Whether Tehran will ultimately succeed in betting on the new economics of war remains to be seen. There is much to suggest that it will not. Nevertheless, this war already marks a turning point. The old American and Western idea of a technologically superior, fast, and clean military strike is crumbling. Opponents such as Iran and Russia are forcing defenders to respond to waves of low-cost attacks with expensive countermeasures repeatedly.
This is nothing new. The new military reality has been on display for years in Ukraine and elsewhere. But Western political decision-makers, military planners, and armament manufacturers have largely turned a blind eye to this until now, out of excessive complacency, arrogance, and bureaucratic paralysis.
Those who assert themselves militarily at too high a cost also lose at the same time. And those who lose cheaply remain capable of acting in the end. Those who lose too expensively lose too much anyway. In the Gulf, we are currently seeing how this can change the geopolitical balance of power.
As has been the case in Ukraine for years, this is most evident in the Gulf in terms of air defense. While Iran and Russia are producing drones and missiles in industrial quantities and constantly expanding production, the few manufacturers of air defense systems and guided missiles have barely increased their industrial output in the four years of Russia’s war of aggression. Entire annual production runs of missiles for high-performance systems such as THAAD and Patriot missile systems are currently being fired off in just a few days.
Around the world, Ukraine, the Europeans, the Americans, and now even the Gulf states are scrambling for the meager supplies available, but all the money in the world seems unable to speed up the process. Iranian and Russian drone and missile production, on the other hand, will quickly replenish their depots. China will observe this with interest and seek to learn its lessons.
Against this backdrop, the NATO countries, especially the European NATO members, are not in a good position. We have built high-end systems and continue to order high-end systems. We have loved complexity and continue to love complexity. “Everything is complicated, nothing is that simple, nothing is that fast”—that is the familiar message of the system. But high-end quality without quantity does not protect. And complexity without speed is ineffective. Efficiency remains a fantasy in the end if the enemy relies on favorable mass.
A perfect system is no longer the deciding factor. The Patriot missile is a high-performance system.

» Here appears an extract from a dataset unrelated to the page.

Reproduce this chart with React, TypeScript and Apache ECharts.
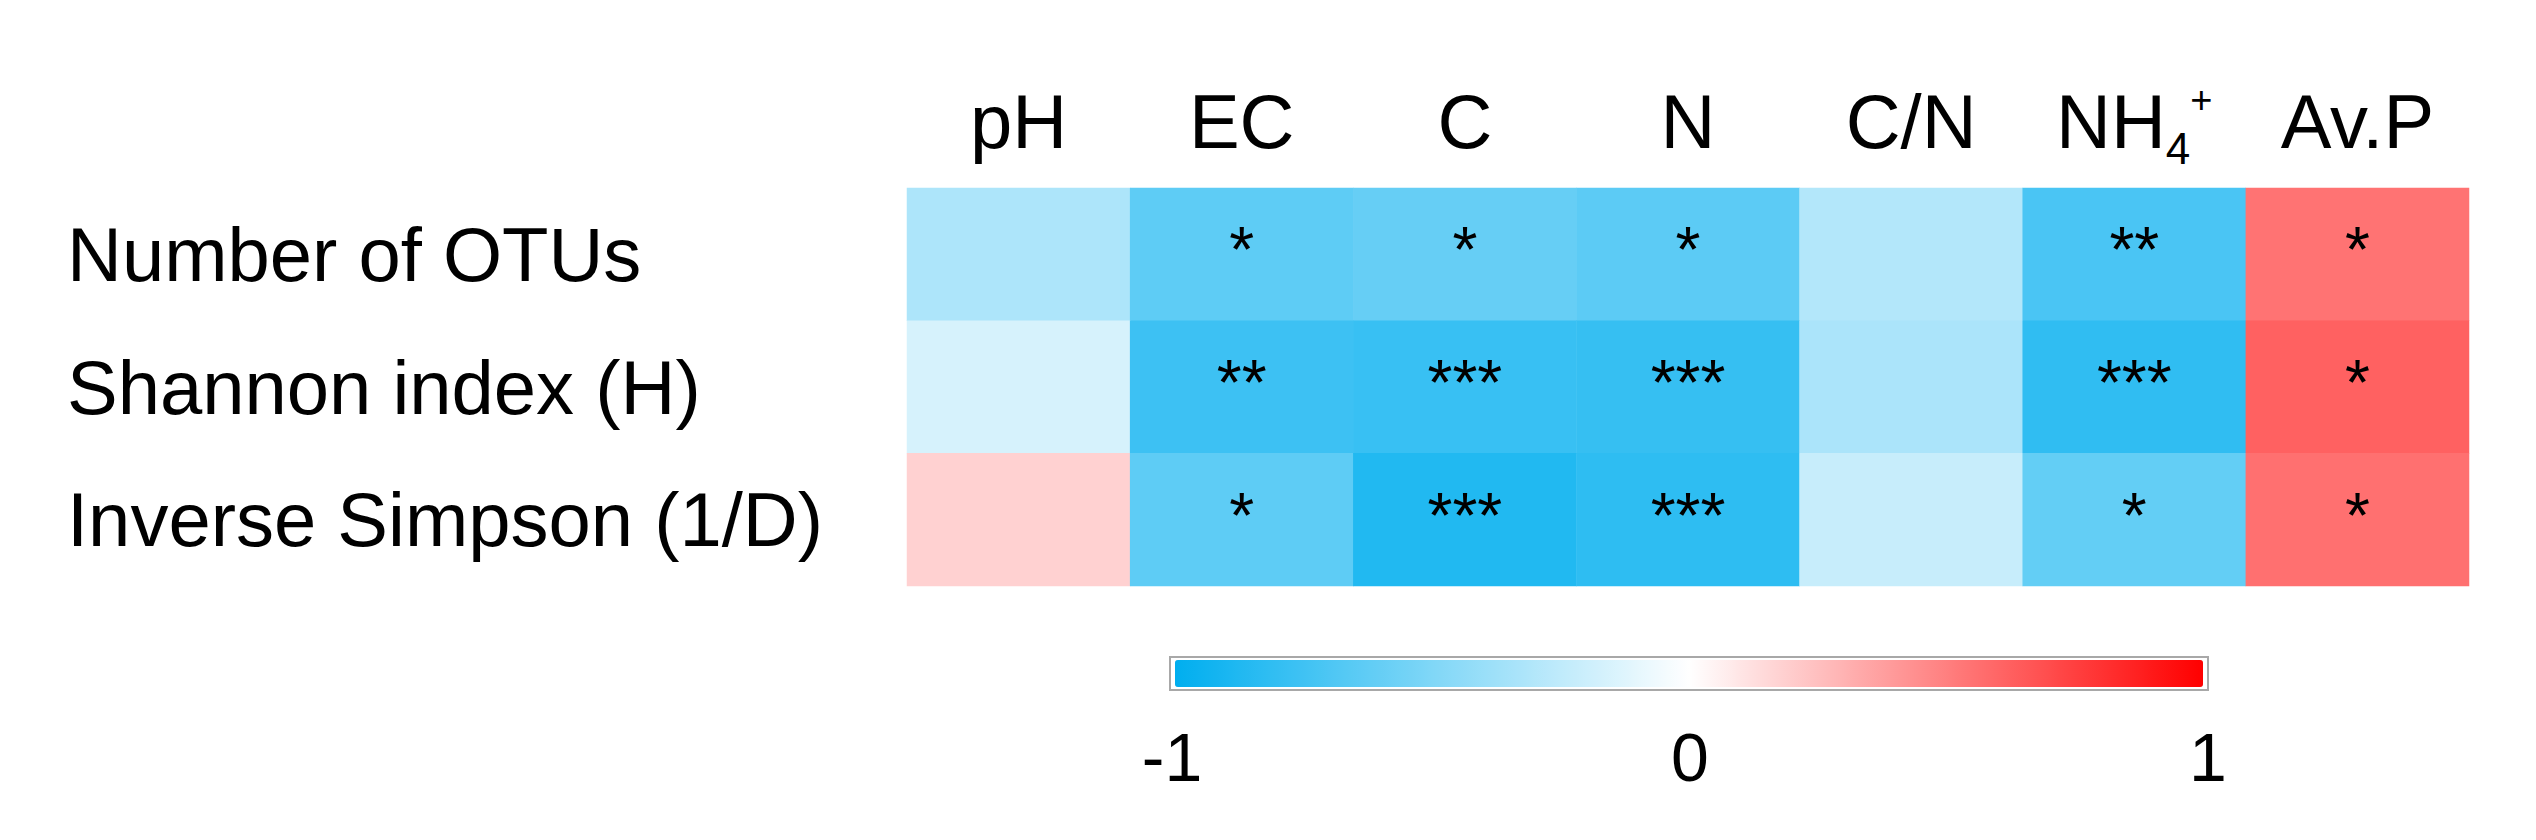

Yet, if we don’t have enough guided missiles, can’t replace them quickly, or buy them without breaking the bank, then even the Patriot will ultimately fall victim to asymmetric overload.
The new economics of war are forcing us to think differently. This week, the US military announced that it will replicate and deploy cheap drones imitating the Iranian Shahed drones. Today, warfare also requires simple, robust systems in large quantities. And defense and deterrence require industrial production that can breathe and grow quickly when things get serious. This absolutely requires political decisions that allow for speed. This includes an offensive technology and industrial policy that sees security as its core task.